Dzień po dniu słońce skórę smaży, człowiek czuje się niemal jak na karaibskiej plaży. Dlaczego jednak tak bolą plecy?- chyba nie od polegiwania na niezbyt wygodnym leżaku? Skąd wzięły się te wszystkie odciski zdobiące niczym bezcenne pierścienie spracowane dłonie ? Czy to wciąż wspaniały sen, czy może już przerażający koszmar? Nie, to po prostu życie, jakie jest udziałem wielu z nas. Dzyń, dzyń, brzęczy przeraźliwe budzik, następnie szybko do kibelka, potem śniadanie, praca, jedzony w pośpiechu obiad, chwila relaksu i do wyrka- och nareszcie.
Powtórz.
Liczba cykli różni się w zależności od badanego ludzkiego losu. Każdy przypadek jest odrobinę inny. Często ten kołowrót kręci się nieprzerwanie aż do wyzwalającej śmierci. Całe szczęście w naszej sytuacji to tylko kilkanaście tygodni. Jak najłatwiej to przetrwać? Już spieszymy z fachowym coachingiem- trzeba się z sytuacjom zaprzyjaźnić, a najlepiej zakochać. Czy to możliwe? Zapewne nie w każdym przypadku. Czy w naszym?
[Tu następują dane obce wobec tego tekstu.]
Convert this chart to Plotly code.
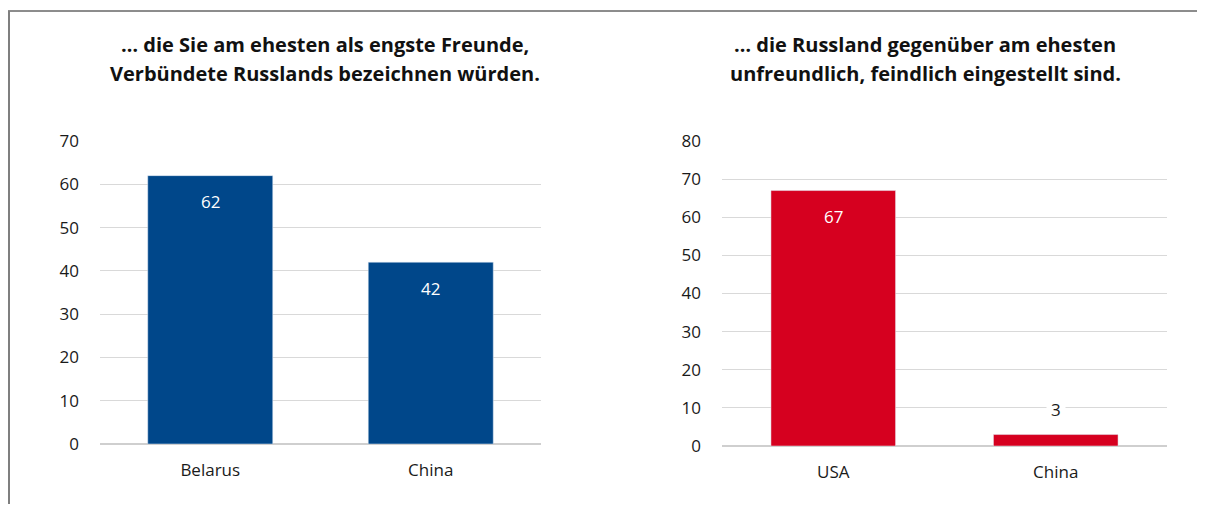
import plotly.graph_objects as go

left_title = ["… die Sie am ehesten als engste Freunde,", "Verbündete Russlands bezeichnen würden."]
right_title = ["… die Russland gegenüber am ehesten", "unfreundlich, feindlich eingestellt sind."]

left_cats = ["Belarus", "China"]
left_vals = [62, 42]
right_cats = ["USA", "China"]
right_vals = [67, 3]

blue = "#00478a"
red = "#d6001f"
font = "Open Sans"

# page body has an 8px margin, so the figure is sized and laid out in that frame
W, H = 1189, 496
OFF = 8


def px(x):
    return (x - OFF) / W


def py(y):
    return 1 - (y - OFF) / H


fig = go.Figure()
fig.add_trace(go.Bar(x=left_cats, y=left_vals, marker_color=blue, width=0.567,
                     xaxis="x", yaxis="y", hoverinfo="x+y"))
fig.add_trace(go.Bar(x=right_cats, y=right_vals, marker_color=red, width=0.56,
                     xaxis="x2", yaxis="y2", hoverinfo="x+y"))

grid = dict(showgrid=True, gridcolor="#d9d9d9", gridwidth=1, zeroline=True,
            zerolinecolor="#cfcfcf", zerolinewidth=2, ticks="", ticklabelstandoff=20,
            automargin=False,
            tickfont=dict(family=font, size=17, color="#1a1a1a"), fixedrange=True)
xcfg = dict(showgrid=False, zeroline=False, ticks="", ticklabelstandoff=14,
            automargin=False,
            tickfont=dict(family=font, size=17, color="#1a1a1a"), fixedrange=True)

fig.update_layout(
    width=W, height=H,
    margin=dict(l=0, r=0, t=0, b=0, pad=0),
    paper_bgcolor="white", plot_bgcolor="white",
    showlegend=False,
    xaxis=dict(domain=[px(100), px(541)], anchor="y", **xcfg),
    yaxis=dict(domain=[py(444), py(141)], range=[0, 70], dtick=10, anchor="x", **grid),
    xaxis2=dict(domain=[px(722), px(1167)], anchor="y2", **xcfg),
    yaxis2=dict(domain=[py(446), py(141)], range=[0, 80], dtick=10, anchor="x2", **grid),
)

# value labels
for xa, ya, cats, vals in [("x", "y", left_cats, left_vals), ("x2", "y2", right_cats, right_vals)]:
    top = max(vals)
    for c, v in zip(cats, vals):
        inside = v > top * 0.2
        fig.add_annotation(x=c, y=v, xref=xa, yref=ya, text=str(v), showarrow=False,
                           yshift=-26 if inside else 25,
                           font=dict(family=font, size=17, color="white" if inside else "#1a1a1a"),
                           bgcolor=None if inside else "white", borderpad=4)

# titles, one annotation per line to match the line spacing
for cx, lines in [(325, left_title), (925, right_title)]:
    for i, line in enumerate(lines):
        fig.add_annotation(x=px(cx), y=py(45 + 28 * i), xref="paper", yref="paper", text=line,
                           xanchor="center", yanchor="middle",
                           showarrow=False, align="center",
                           font=dict(family=font, size=20, color="#111111", weight="bold"))

# frame lines at top and left
fig.add_shape(type="line", xref="paper", yref="paper", x0=px(8), x1=1, y0=py(11), y1=py(11),
              line=dict(color="#1a1a1a", width=1))
fig.add_shape(type="line", xref="paper", yref="paper", x0=px(9), x1=px(9), y0=0, y1=py(11),
              line=dict(color="#7f7f7f", width=2))

fig.write_html("out.html")
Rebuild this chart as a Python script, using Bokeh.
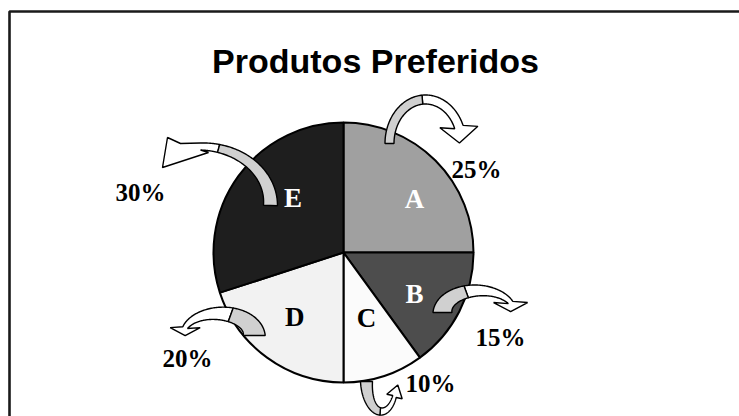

Cóż, a jak myślicie?
Czy rozchylamy o poranku płatki i kwitniemy, czy też może poczynamy już więdnąć?
Sami znajdźcie odpowiedź.
Wyraźnie przeziera z prezentowanych tu fotografii.
Choć, jak przecież dobrze wiecie- wbrew pozorom zdjęcia nie oddają wiernie rzeczywistości.
Szczególnie obecnie, w dobie wszechobecnych przeróbek i ulepszeń. Również nie stronimy od tego występku. Tu przyciąć, tam wyostrzyć, gdzie indziej rozjaśnić. Kto jest bez winy, niech pokaże statystyki z Insta. Grasz, albo usychasz bez polubień :)
W powyższym przypadku nikt jednak nie wkleił tej pięknej tęczy, a nawet dwóch. Czasem natura jest najlepszym grafikiem.
Koniec. Trzeba intensywnie wypoczywać. Jutro przecież poniedziałek. Dzyń, dzyń!